En plus Nkunda fait pression sur des populations civiles amassées à Kiroliwe à garder leur position afin de servir de bouclier humain ou de servir de chair à canon, ce qui serait une occasion de crier à nouveau au génocide. C’est en attendant les négociations tentant à les évacuer de cette cible que les FARDC se sont faites surprendre à Mushaki. Aujourd’hui, la promesse de la paix est revenue à la case départ pour des milliers des Kivutiens qui doivent s’entasser dans des camps, mais aussi pour ceux vivant à Goma et Sake, menacés en permanence par la campagne du général tutsi.

Le gouvernement et la MONUC rassurent

Arrivés à Goma après la perte de Mushaki, l’armée a rassuré la population sur la stabilisation de la situation. Sake ne tombera pas, Rutshuru non plus et encore moins Goma. Foi du général de brigade Kitenge qui a accompagné le ministre de la Défense, Tshikez Diemu et le général Kayembe mercredi 12 décembre à Goma.

Rutshuru comme Goma sont fermement tenues par les troupes loyalistes, a ajouté le général, avec l’appui de la MONUC, a précisé le représentant du Secrétaire général de l’ONU en RDC, William Lacy Swing. La MONUC utilisera ‘‘tous les moyens dont elle dispose, en étroite collaboration avec les FARDC, afin de défendre les villes de Saké et de Goma et d’empêcher les dissidents de Nkunda de progresser’’, a rassuré Swing. ‘‘Il est important que la population du Nord-Kivu garde son calme et ne prête pas attention aux rumeurs’’, a-t-il souligné.

Situation humanitaire chaotique

Avec 1,3 millions de déplacés intérieurs dont 529 000 nouveaux cas au cours des six derniers mois et 28 000 dus aux catastrophes naturelles, 35 femmes violées par jour, etc., l’échec de l’armée à circonscrire l’avancée de Nkunda exacerbe une situation humanitaire déjà chaotique en RDC. Les dernières violences ont jeté encore plus de monde dans les routes. A Masisi-centre, l’arrivée des militaires FARDC venus de Katale a semé la panique dans la ville et les humanitaires ont enregistré des mouvements des habitants vers les localités de Lwashi, Bugabo, et Kaanja. La situation de tension joue également sur les approvisionnements.

La pénurie de denrée de première nécessité commence à se faire sentir autour de Goma voire jusqu’à Bukavu. Selon les commerçants de la région, elle s’est aggravée depuis que la route de Masisi est devenue peu sûre. D’où une flambée générale des prix des denrées alimentaires. Pour pallier au chaos très prochain, le Bureau de la coordination des affaires humanitaires de l’ONU (OCHA) a lancé un appel à contributions pour 2008 pour la RDC d’un montant de USD 575 millions, dont 30% iront aux efforts au Nord-Kivu. D’autre part, le Programme alimentaire mondial (PAM) a distribué de la nourriture à quelque 3.000 familles de personnes déplacées au camp de Kibumba. Dix mille autres familles sont en attente.

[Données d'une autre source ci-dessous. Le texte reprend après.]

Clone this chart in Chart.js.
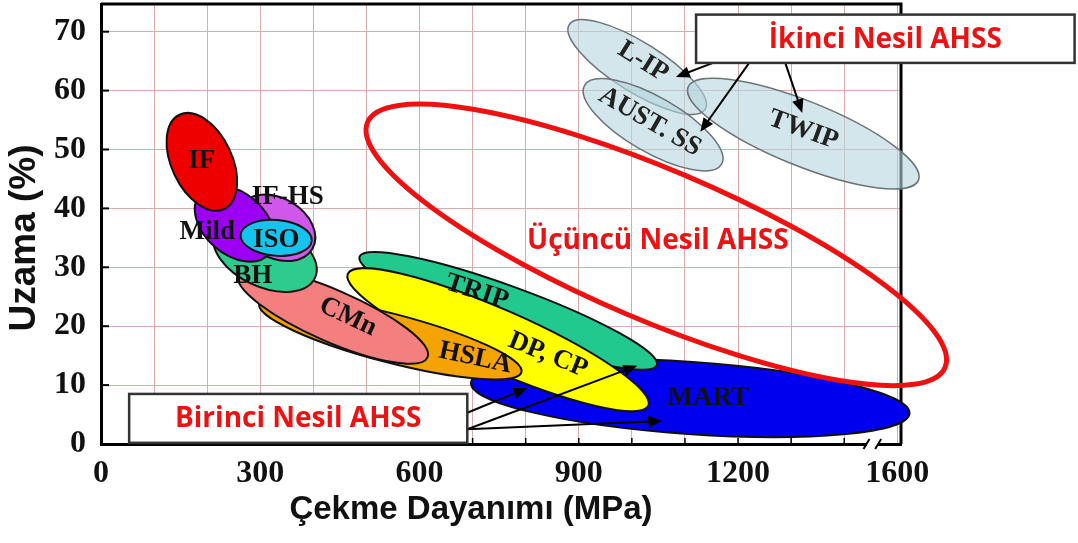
<!DOCTYPE html>
<html>
<head>
<meta charset="utf-8">
<script src="https://cdn.jsdelivr.net/npm/chart.js@4.4.1/dist/chart.umd.min.js"></script>
<style>
    html, body { margin: 0; padding: 0; background: #fff; }
    #wrap { width: 1078px; height: 543px; }
</style>
</head>
<body>
<div id="wrap"><canvas id="c"></canvas></div>
<script>
// Steel families, drawn back to front.
// Each one is an ellipse: centre and one end of its long axis (MPa, %), plus short/long axis ratio.
const regionNames = ["MART", "TRIP", "DP, CP", "HSLA", "CMn", "BH", "IF-HS", "Mild", "ISO", "IF", "L-IP", "AUST. SS", "TWIP"];
const centreMPa   = [1110, 767, 748, 545, 437, 309, 330, 252, 330, 190, 1010, 1040, 1323];
const centreElong = [7.8, 22.6, 17.7, 18.0, 21.7, 32.1, 36.7, 37.4, 35.0, 47.9, 64.0, 54.2, 52.7];
const tipMPa      = [1523, 1047, 1031, 792, 615, 403, 398, 317, 397, 232, 1138, 1169, 1540];
const tipElong    = [5.2, 13.4, 6.5, 12.2, 14.7, 28.2, 33.1, 32.3, 34.5, 39.9, 56.8, 47.5, 44.8];
const widthRatio  = [0.164, 0.155, 0.185, 0.18, 0.25, 0.58, 0.71, 0.67, 0.5, 0.58, 0.31, 0.35, 0.26];

// where each name is written
const labelMPa   = [1144, 708, 842, 705, 465, 286, 352, 200, 330, 190, 1021, 1034, 1323];
const labelElong = [7.8, 25.8, 15.1, 14.6, 21.6, 28.5, 42.0, 36.0, 34.7, 48.0, 64.9, 54.7, 53.3];

// third generation target zone
const thirdGenCentre = [1046, 33.8];
const thirdGenTip = [1590, 13.0];
const thirdGenRatio = 0.24;

// arrows from the captions
const arrowFromMPa   = [1153, 1221, 1289, 690, 690, 690];
const arrowFromElong = [64.7, 64.7, 64.7, 5.3, 2.5, 2.5];
const arrowToMPa     = [1083, 1129, 1321, 803, 1010, 1057];
const arrowToElong   = [62.3, 53.0, 56.2, 9.5, 13.3, 3.9];

// captions
const noteTexts = ["İkinci Nesil AHSS", "Birinci Nesil AHSS", "Üçüncü Nesil AHSS"];
const noteMPa   = [[1121, 1834], [53, 690], [1049, 1049]];
const noteElong = [[72.9, 64.7], [8.5, 0.2], [34.7, 34.7]];

const xTicks = [0, 100, 200, 300, 400, 500, 600, 700, 800, 900, 1000, 1100, 1200, 1300, 1400, 1500];
const xTickLabels = { 0: "0", 300: "300", 600: "600", 900: "900", 1200: "1200", 1500: "1600" };
const yTicks = [0, 10, 20, 30, 40, 50, 60, 70];
const xTitle = "Çekme Dayanımı (MPa)";
const yTitle = "Uzama (%)";

// styles
const fillColors = ["#0000ee", "#22c98f", "#ffff00", "#f5a300", "#f47f7f", "#2ecb8e", "#cf58ea",
    "#9b00f5", "#14c4ee", "#ee0000",
    "rgba(180,213,222,0.6)", "rgba(180,213,222,0.6)", "rgba(180,213,222,0.6)"];
const labelAngles = [0, 18, 22, 12, 25, 0, 0, 0, 0, 0, 32, 30, 20];
const RED = "#ee1111";
const GRID_COLOR = "#dcaaaa";

function ellipsePath(ctx, cx, cy, tx, ty, ratio) {
    const a = Math.hypot(tx - cx, ty - cy);
    ctx.beginPath();
    ctx.ellipse(cx, cy, a, a * ratio, Math.atan2(ty - cy, tx - cx), 0, Math.PI * 2);
}

function arrow(ctx, x1, y1, x2, y2) {
    const ang = Math.atan2(y2 - y1, x2 - x1);
    const head = 15;
    ctx.beginPath();
    ctx.moveTo(x1, y1);
    ctx.lineTo(x2 - Math.cos(ang) * head * 0.8, y2 - Math.sin(ang) * head * 0.8);
    ctx.stroke();
    ctx.beginPath();
    ctx.moveTo(x2, y2);
    ctx.lineTo(x2 - head * Math.cos(ang - 0.4), y2 - head * Math.sin(ang - 0.4));
    ctx.lineTo(x2 - head * Math.cos(ang + 0.4), y2 - head * Math.sin(ang + 0.4));
    ctx.closePath();
    ctx.fill();
}

const framePlugin = {
    id: "frame",
    beforeDatasetsDraw(chart) {
        const { ctx, chartArea: area, scales: { x, y } } = chart;
        ctx.save();
        ctx.strokeStyle = "#000";
        ctx.lineWidth = 3;
        ctx.beginPath();
        ctx.moveTo(area.left, area.top);
        ctx.lineTo(area.right, area.top);
        ctx.lineTo(area.right, area.bottom);
        ctx.stroke();
        // inward tick marks
        ctx.lineWidth = 2;
        yTicks.slice(1).forEach((v) => {
            const py = y.getPixelForValue(v);
            ctx.beginPath();
            ctx.moveTo(area.left, py);
            ctx.lineTo(area.left + 8, py);
            ctx.stroke();
        });
        ctx.lineWidth = 1.5;
        xTicks.slice(1, -1).forEach((v) => {
            const px = x.getPixelForValue(v);
            ctx.beginPath();
            ctx.moveTo(px, area.bottom);
            ctx.lineTo(px, area.bottom - 6);
            ctx.stroke();
        });
        // axis break
        const b1 = x.getPixelForValue(1442);
        const b2 = x.getPixelForValue(1464);
        ctx.fillStyle = "#fff";
        ctx.fillRect(b1, area.bottom - 3, b2 - b1, 6);
        ctx.lineWidth = 2;
        [b1, b2].forEach((px) => {
            ctx.beginPath();
            ctx.moveTo(px - 3, area.bottom + 5);
            ctx.lineTo(px + 3, area.bottom - 5);
            ctx.stroke();
        });
        ctx.restore();
    },
    afterDatasetsDraw(chart) {
        const { ctx, chartArea: area, scales: { x, y } } = chart;
        ctx.save();
        regionNames.forEach((name, i) => {
            const second = i >= 10;
            ellipsePath(ctx,
                x.getPixelForValue(centreMPa[i]), y.getPixelForValue(centreElong[i]),
                x.getPixelForValue(tipMPa[i]), y.getPixelForValue(tipElong[i]), widthRatio[i]);
            ctx.fillStyle = fillColors[i];
            ctx.fill();
            ctx.lineWidth = second ? 1.5 : 2;
            ctx.strokeStyle = second ? "#6b7378" : "#111";
            ctx.stroke();
        });
        ctx.textAlign = "center";
        ctx.textBaseline = "middle";
        regionNames.forEach((name, i) => {
            ctx.save();
            ctx.translate(x.getPixelForValue(labelMPa[i]), y.getPixelForValue(labelElong[i]));
            ctx.rotate(labelAngles[i] * Math.PI / 180);
            ctx.font = 'bold 27px "Liberation Serif", serif';
            ctx.fillStyle = i >= 10 ? "#222" : "#111";
            ctx.fillText(name, 0, 0);
            ctx.restore();
        });

        // third generation zone
        ellipsePath(ctx,
            x.getPixelForValue(thirdGenCentre[0]), y.getPixelForValue(thirdGenCentre[1]),
            x.getPixelForValue(thirdGenTip[0]), y.getPixelForValue(thirdGenTip[1]), thirdGenRatio);
        ctx.lineWidth = 5;
        ctx.strokeStyle = RED;
        ctx.stroke();

        // arrows
        ctx.strokeStyle = "#000";
        ctx.fillStyle = "#000";
        ctx.lineWidth = 2;
        arrowFromMPa.forEach((v, i) => {
            arrow(ctx, x.getPixelForValue(v), y.getPixelForValue(arrowFromElong[i]),
                x.getPixelForValue(arrowToMPa[i]), y.getPixelForValue(arrowToElong[i]));
        });

        // captions
        noteTexts.forEach((text, i) => {
            const l = x.getPixelForValue(noteMPa[i][0]);
            const r = x.getPixelForValue(noteMPa[i][1]);
            const t = y.getPixelForValue(noteElong[i][0]);
            const b = y.getPixelForValue(noteElong[i][1]);
            if (r - l > 1) {
                ctx.fillStyle = "#fff";
                ctx.fillRect(l, t, r - l, b - t);
                ctx.lineWidth = 2.5;
                ctx.strokeStyle = "#333";
                ctx.strokeRect(l, t, r - l, b - t);
            }
            ctx.fillStyle = RED;
            ctx.font = 'bold 28px "Open Sans", "Noto Sans", sans-serif';
            ctx.fillText(text, (l + r) / 2, (t + b) / 2 + 1);
        });

        // axis titles (the source figure has them off the axis centre)
        ctx.fillStyle = "#111";
        ctx.font = 'bold 33px "Liberation Sans", sans-serif';
        ctx.fillText(xTitle, (area.left + area.right) / 2 - 30, area.bottom + 66);
        ctx.save();
        ctx.translate(area.left - 76, (area.top + area.bottom) / 2 + 14);
        ctx.rotate(-Math.PI / 2);
        ctx.font = 'bold 37px "Liberation Sans", sans-serif';
        ctx.fillText(yTitle, 0, 0);
        ctx.restore();
        ctx.restore();
    },
};

new Chart(document.getElementById("c"), {
    type: "scatter",
    data: {
        datasets: [
            {
                label: "Çelik sınıfları",
                data: regionNames.map((n, i) => ({ x: centreMPa[i], y: centreElong[i] })),
                pointRadius: 0,
                pointHoverRadius: 0,
            },
        ],
    },
    options: {
        responsive: true,
        maintainAspectRatio: false,
        animation: false,
        layout: { padding: { left: 0, right: 177, top: 4, bottom: 0 } },
        plugins: {
            legend: { display: false },
            tooltip: { enabled: false },
        },
        scales: {
            x: {
                type: "linear",
                min: 0,
                max: 1507,
                afterBuildTicks: (scale) => {
                    scale.ticks = xTicks.map((v) => ({ value: v }));
                },
                afterFit: (scale) => {
                    scale.height = 99;
                    scale.paddingLeft = 0;
                    scale.paddingRight = 0;
                },
                grid: { color: GRID_COLOR, lineWidth: 1, drawTicks: false },
                border: { color: "#000", width: 3 },
                ticks: {
                    autoSkip: false,
                    maxRotation: 0,
                    padding: 11,
                    color: "#111",
                    font: { family: "Liberation Serif", size: 32, weight: "bold" },
                    callback: (v) => xTickLabels[v] || "",
                },
                title: { display: false, text: xTitle },
            },
            y: {
                type: "linear",
                min: 0,
                max: 74.7,
                afterBuildTicks: (scale) => {
                    scale.ticks = yTicks.map((v) => ({ value: v }));
                },
                afterFit: (scale) => {
                    scale.width = 101;
                    scale.paddingTop = 0;
                    scale.paddingBottom = 0;
                },
                grid: { color: GRID_COLOR, lineWidth: 1, drawTicks: false },
                border: { color: "#000", width: 3 },
                ticks: {
                    padding: 15,
                    color: "#111",
                    font: { family: "Liberation Serif", size: 32, weight: "bold" },
                },
                title: { display: false, text: yTitle },
            },
        },
    },
    plugins: [framePlugin],
});
</script>
</body>
</html>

Au regard de ce climat, les agences redoutent une recrudescence des viols. Entre janvier (début des attaques de Nkunda) et octobre 2007, dans la seule région du Nord-Kivu, 2.700 cas de viol avaient été signalés.

La crainte s’aggrave à nouveau sur l’enrôlement des enfants soldats. La MONUC a lancé a dénoncé l’opération dans le camp des Nkundistes. ‘‘La MONUC continue de relever le recrutement et le re-recrutement souvent forcé d’enfants, dont l’âge varie entre 13 et 18 ans, au sein des troupes du Congrès national pour la défense du peuple’’ du général déchu Nkunda, a déclaré mercredi 12 décembre son porte-parole, Kemal Saiki.

Considéré comme ‘‘crime de guerre et crime contre l’humanité’’, le recrutement de mineurs se poursuit devant les écoles, notamment à Burungu ou à Kitchanga, bastions de Nkunda, a-t-il dénoncé. Parmi les recrues du CNDP figurent également ‘‘des enfants rwandais, d’origine tutsie, récemment sortis des groupes armés’’, a précisé Saïki.

Les exactions des forces du CNDP font l’objet d’une enquête de la Cour pénale internationale (CPI).